Is that true? I always thought that turning it back on used up a good bit.


----------



## jfschultz

Draught Horse said:


> I saw these gas tips on TV and one of them said that if you are going to have your car idling with the engine running for over a minute, then you would save more gas by turning it off.
> 
> Is that true? I always thought that turning it back on used up a good bit.



It depends on how much gas is used idling compared to starting the engine. The modern fuel injection engine uses less gas to start than was the case before.

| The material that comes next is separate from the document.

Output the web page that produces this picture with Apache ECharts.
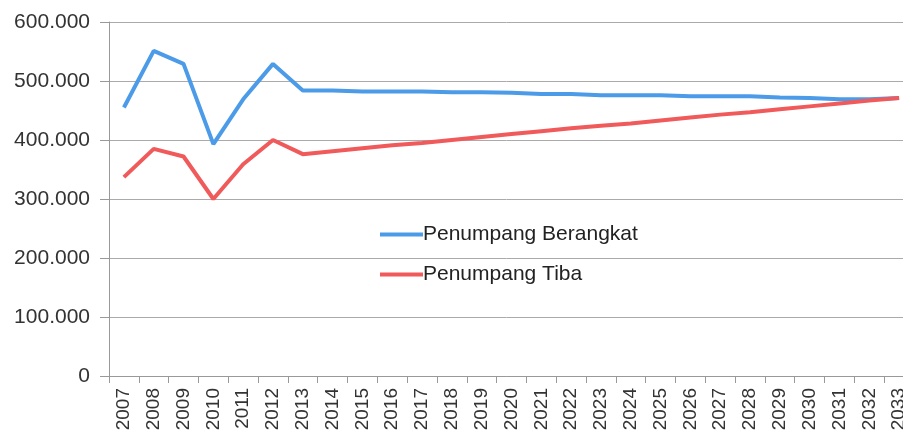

But there is a down side to this suggestion. Most automotive engines use the crankshaft to drive the oil pump. Though the starter will spin the engine fast enough to start (about 100 RPM), it is not fast enough to bring the oil pressure up. So the engine runs without sufficient oil pressure for a short time every time it starts.

Hybrids that automatically stop and start the engine avoid the oil pressure problem with a motor powerful enough to spin the engine up to idle speed or above to establish oil pressure before turning the engine on. (On a Toyota hybrid this is about 1000 RPM with valves held open to minimize stress on the engine.)


----------



## jawyman

I have always heard that you burn more petrol by turning the car over than allowing it to idle. I don't have any proof, but that is what I heard. And that is my  worth.


----------



## VictorBravo

jawyman said:


> I have always heard that you burn more petrol by turning the car over than allowing it to idle. I don't have any proof, but that is what I heard. And that is my  worth.



That may have been true with your 69' Oldsmobile and its 4 barrel carb, but with fuel injection these days, it's not. The oil pressure issue mentioned above, though, is a factor. All in all, though, I'd leave the car idling unless you were going to be stopped for more than 5-10 minutes, not 1. 

They don't contemplate that starters wear out and cost money too.


----------